The best triple jumpers are usually some of the most versatile power athletes in track and field today and they will all have the following qualities:
The Run up
The start should be from standing - for accuracy.
The run should accelerate progressively until the last two strides.
The last two strides into take-off are made with a galloping (daa-de) rhythm.
The Hop (The same foot must be used to take off and land)
From the run the jumper executes a take-off by driving the alternate knee vigorously upwards along with the opposite arm. The athlete should feel a flat footed contact with the take-off board, although in actual fact it will be slightly heel first. The take-off leg is then extended explosively. Research of techniques of elite level jumping tells us that the best triple jumpers take off at an angle of 15 degrees-18 degrees.
During the flight of the hop, the knee of the take-off leg is picked up and brought to the front of the body so that the thigh is parallel to the ground. The athlete is then in a position to reach and actively land on the ground ready for the take-off of the second phase.
The Step (The landing must be made on the other foot from take-off)
The athlete can use a single or double arm action. The athlete must drive the free thigh vigorously so that once again it becomes parallel with the ground. The athlete often appears to demonstrate a splits position in the air when the action is completed properly. This position is held during the step phase flight. The athlete is again in a position to reach and actively land on the ground ready for the take-off of the third phase. The step take-off angle should be around 13 – 15 degrees.
By the beginning of the jump phase, momentum of the jumper will have decreased significantly.

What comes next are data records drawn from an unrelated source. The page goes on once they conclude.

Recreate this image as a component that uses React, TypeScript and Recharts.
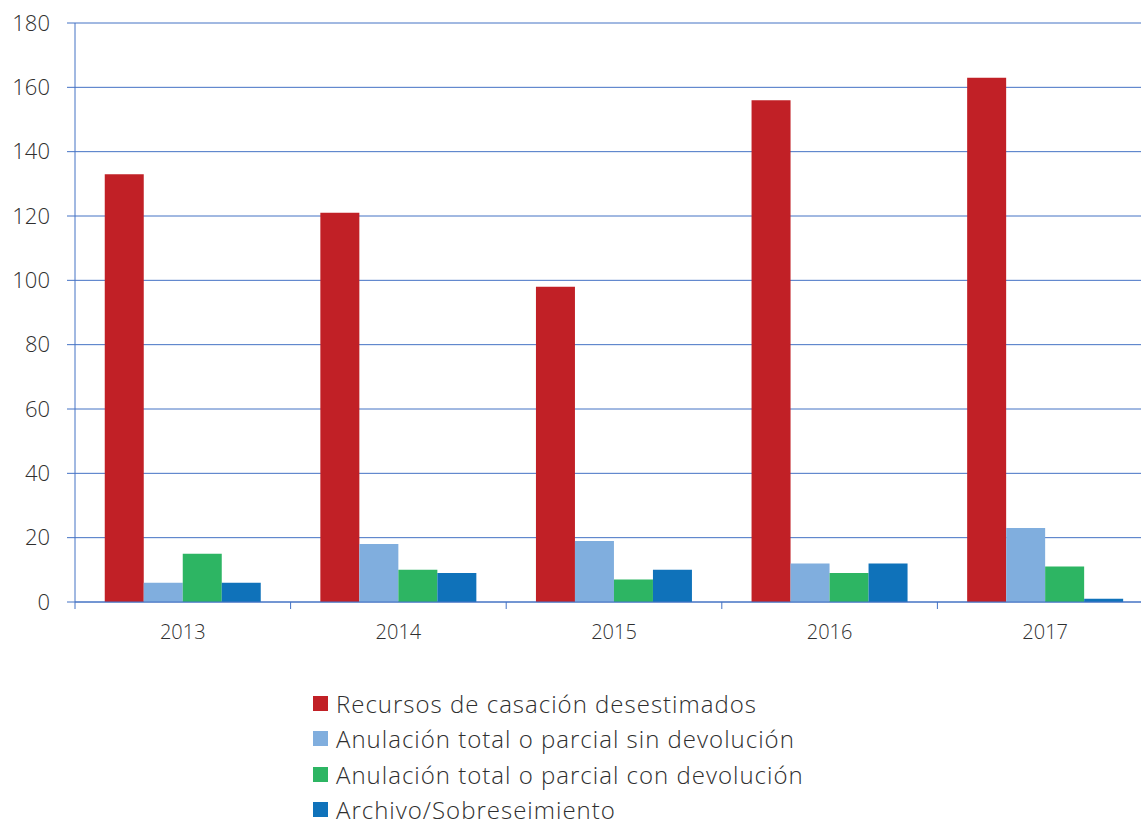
import { BarChart, Bar, XAxis, YAxis, CartesianGrid } from "recharts"

const YEARS = ["2013", "2014", "2015", "2016", "2017"]
const RECURSOS = [133, 121, 98, 156, 163]
const SIN_DEVOLUCION = [6, 18, 19, 12, 23]
const CON_DEVOLUCION = [15, 10, 7, 9, 11]
const ARCHIVO = [6, 9, 10, 12, 1]
const Y_TICKS = [0, 20, 40, 60, 80, 100, 120, 140, 160, 180]

const SERIES = [
    { key: "recursos", name: "Recursos de casación desestimados", color: "#C12026" },
    { key: "sin", name: "Anulación total o parcial sin devolución", color: "#80AEDE" },
    { key: "con", name: "Anulación total o parcial con devolución", color: "#2DB563" },
    { key: "archivo", name: "Archivo/Sobreseimiento", color: "#0F72BA" },
]

const rows = YEARS.map((year, i) => ({
    year,
    recursos: RECURSOS[i],
    sin: SIN_DEVOLUCION[i],
    con: CON_DEVOLUCION[i],
    archivo: ARCHIVO[i],
}))

const AXIS_BLUE = "#4472C4"
const FONT = "'Open Sans', 'Noto Sans', sans-serif"
const CHART_W = 1160
const CHART_H = 660
const MARGIN = { top: 23, right: 7, left: 0, bottom: 0 }
const Y_W = 75
const PLOT_W = CHART_W - Y_W - MARGIN.right

// label in the middle of the band, tick mark on the band's left edge
const YearTick = (props: any) => {
    const { x, y, payload } = props
    const band = PLOT_W / YEARS.length
    const edge = x - band / 2
    return (
        <g>
            <line x1={edge} x2={edge} y1={y} y2={y + 7} stroke={AXIS_BLUE} strokeWidth={1} />
            <text x={x} y={y + 37} textAnchor="middle" fill="#2f2f2f" fontSize={20} fontWeight={300} fontFamily={FONT}>
                {payload.value}
            </text>
        </g>
    )
}

export default function App() {
    return (
        <div style={{ position: "absolute", left: 0, top: 0, width: 1141, height: 822, overflow: "hidden", background: "#fff", fontFamily: FONT }}>
            <BarChart width={CHART_W} height={CHART_H} data={rows} margin={MARGIN} barCategoryGap="13.8%" barGap={0}>
                <CartesianGrid vertical={false} stroke={AXIS_BLUE} strokeWidth={1} />
                <XAxis
                    dataKey="year"
                    height={CHART_H - 602}
                    axisLine={{ stroke: AXIS_BLUE }}
                    tickLine={false}
                    tickSize={0}
                    tickMargin={0}
                    tick={<YearTick />}
                    interval={0}
                />
                <YAxis
                    width={Y_W}
                    domain={[0, 180]}
                    ticks={Y_TICKS}
                    axisLine={{ stroke: AXIS_BLUE }}
                    tickLine={{ stroke: AXIS_BLUE }}
                    tickSize={8}
                    tickMargin={17}
                    tick={{ fill: "#2f2f2f", fontSize: 22, fontWeight: 300, fontFamily: FONT }}
                    interval={0}
                />
                {SERIES.map((s) => (
                    <Bar key={s.key} dataKey={s.key} name={s.name} fill={s.color} isAnimationActive={false} />
                ))}
            </BarChart>
            <ul style={{ position: "absolute", left: 313, top: 686, margin: 0, padding: 0, listStyle: "none" }}>
                {SERIES.map((s) => (
                    <li key={s.key} style={{ display: "flex", alignItems: "center", height: 35.3, fontSize: 24, letterSpacing: 1, fontWeight: 300, color: "#2f2f2f", whiteSpace: "nowrap" }}>
                        <span style={{ width: 15, height: 15, background: s.color, marginRight: 8, flexShrink: 0 }} />
                        {s.name}
                    </li>
                ))}
            </ul>
        </div>
    )
}
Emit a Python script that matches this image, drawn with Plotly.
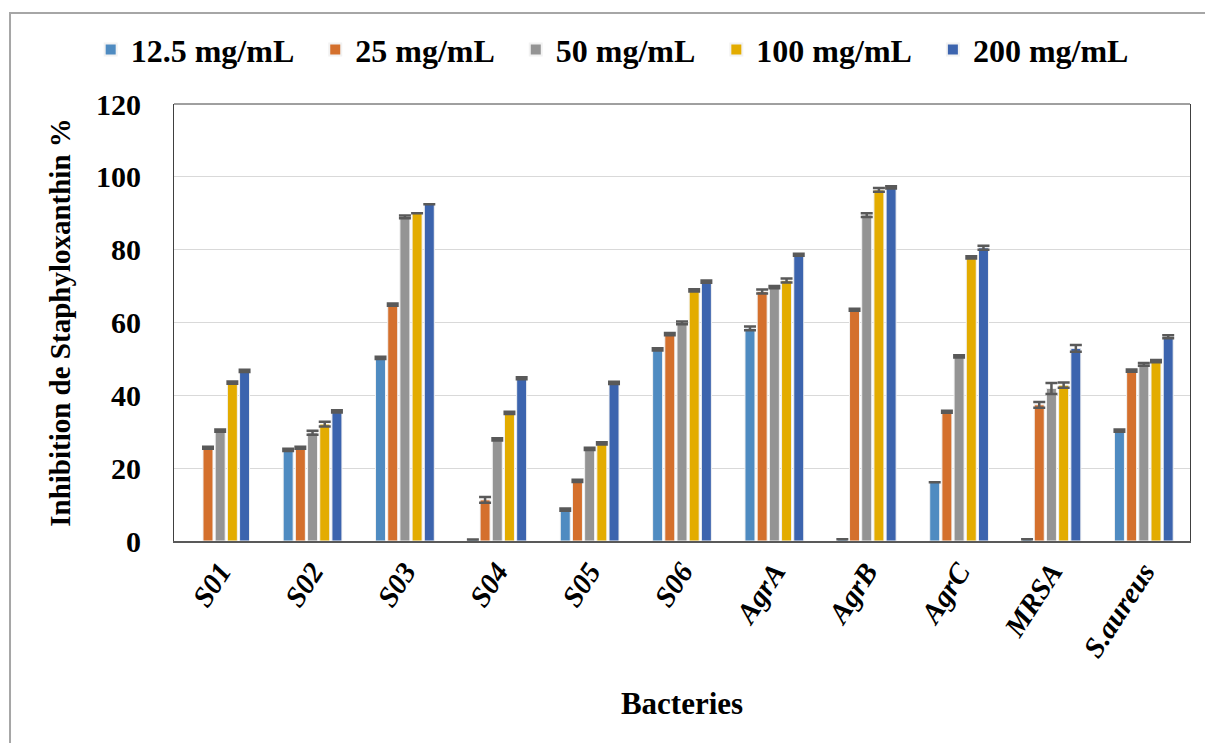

For this reason a double arm shift should be used in the jump phase to help achieve additional thrust from the ground. The free knee should be driven hard and the take-off leg extended explosively. The jump phase, if long enough, can be completed with any of the recognised long jump techniques. However, beginners are unlikely to have enough time in the air for such luxuries, and a ‘stride’ or ‘hang’ style will be adequate.
The aim of the flight in the jump phase of the triple jump is to adopt a position in the air that will allow for an effective landing. That is, with legs fully extended in front, and with the arms high above the head so that they can be swung downward and backwards prior to the landing in the sand pit. This action lifts the feet just prior to landing. Take-off angle for the jump phase should be higher than in hop and the step phases – between 20 degrees and 24 degrees.
The rhythm of the triple jump is vitally important to gaining good distance. The athlete should attempt to make the flight time of each jump more or less equal. The athlete should therefore sense TAA – TAA – TAA timing. Due to a lack of strength, beginners often demonstrate a huge hop, a very short step, followed by a long jump! This should be discouraged.
Jumpers are able to help their performances by swinging their arms forward at take-off. Arms can be swung together, this is called a double arm shift. Alternatively, they can be swung one forward and one backward as in a natural running action. This is called a single arm shift. At take-off this swing adds lift, or upward momentum, to the athlete and aids total jump distance.
Apply the techniques above and you too can triple jump like a champion.